What Is an Auto Loan Modification?
When a car loan’s original terms no longer fit a borrower’s situation, some lenders offer a modification — a permanent change to the loan rather than a temporary pause.
The short answer
An auto loan modification is a permanent change to the terms of an existing car loan, such as the interest rate, monthly payment, or remaining term, made by agreement with the lender. Unlike a temporary accommodation, a modification restructures the loan itself and generally stays in place for the rest of the loan’s life. Lenders typically consider one when a borrower is struggling to keep up with payments and repossession would otherwise be a likely next step.
How it differs from a pause
A deferment or forbearance delays payments temporarily while the underlying terms of the loan stay the same once the pause ends. A modification changes the terms permanently — extending the term to lower the monthly payment, for instance, or adjusting the interest rate — so the loan itself looks different going forward rather than simply resuming its original shape. The underlying concept is similar to a loan modification on other kinds of debt, applied specifically to a vehicle-secured loan.
What a modification typically involves
- Extending the loan term. Spreading the remaining balance over more months lowers the payment but usually increases total interest paid.
- Adjusting the interest rate. Some modifications include a rate change, though this depends entirely on the lender and the borrower’s circumstances.
- Restructuring past-due amounts. Missed payments may be added to the balance and repaid over the modified term rather than owed as a lump sum.
Why a lender might agree to one
Lenders generally prefer a performing loan, even at adjusted terms, over the cost and complexity of repossessing and reselling a vehicle. A modification can be a middle path that keeps payments coming in while giving the borrower terms that are more realistic given a change in income or expenses. That said, approval isn’t automatic — it typically depends on documented hardship, the vehicle’s condition and value, and the lender’s own policies.
The request process usually starts with contacting the lender’s loss mitigation or hardship department directly, often with documentation showing why the current terms aren’t sustainable, such as a change in income. Lenders evaluate each request individually, weighing the modified terms against what they’d likely recover through repossession, so outcomes can differ even for borrowers in fairly similar situations.

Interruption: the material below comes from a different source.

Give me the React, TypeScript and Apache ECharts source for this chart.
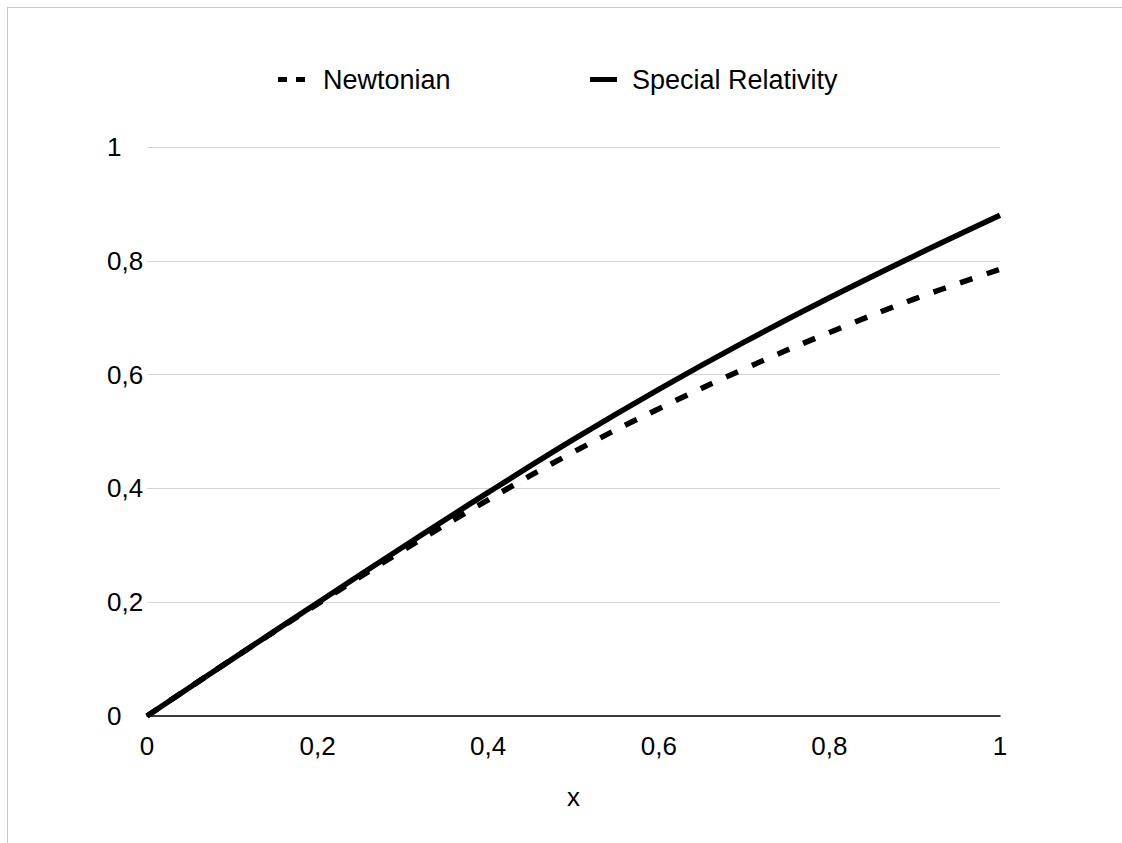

Trade-offs worth understanding
Extending a loan’s term to lower the payment means paying interest over a longer stretch, which usually raises the total cost of the loan even though the monthly amount feels more manageable. It can also extend how long the loan balance sits above the car’s actual value, since a longer payoff timeline gives depreciation more time to outpace the shrinking balance. A modification solves an immediate cash-flow problem, but it doesn’t eliminate the underlying cost of the loan.
What to weigh
A modification is generally a step taken when payments have become genuinely unmanageable, not a routine option to request for convenience. Understanding exactly which terms are changing — and for how long the loan will run as a result — helps clarify whether the new terms actually solve the underlying problem or simply postpone it.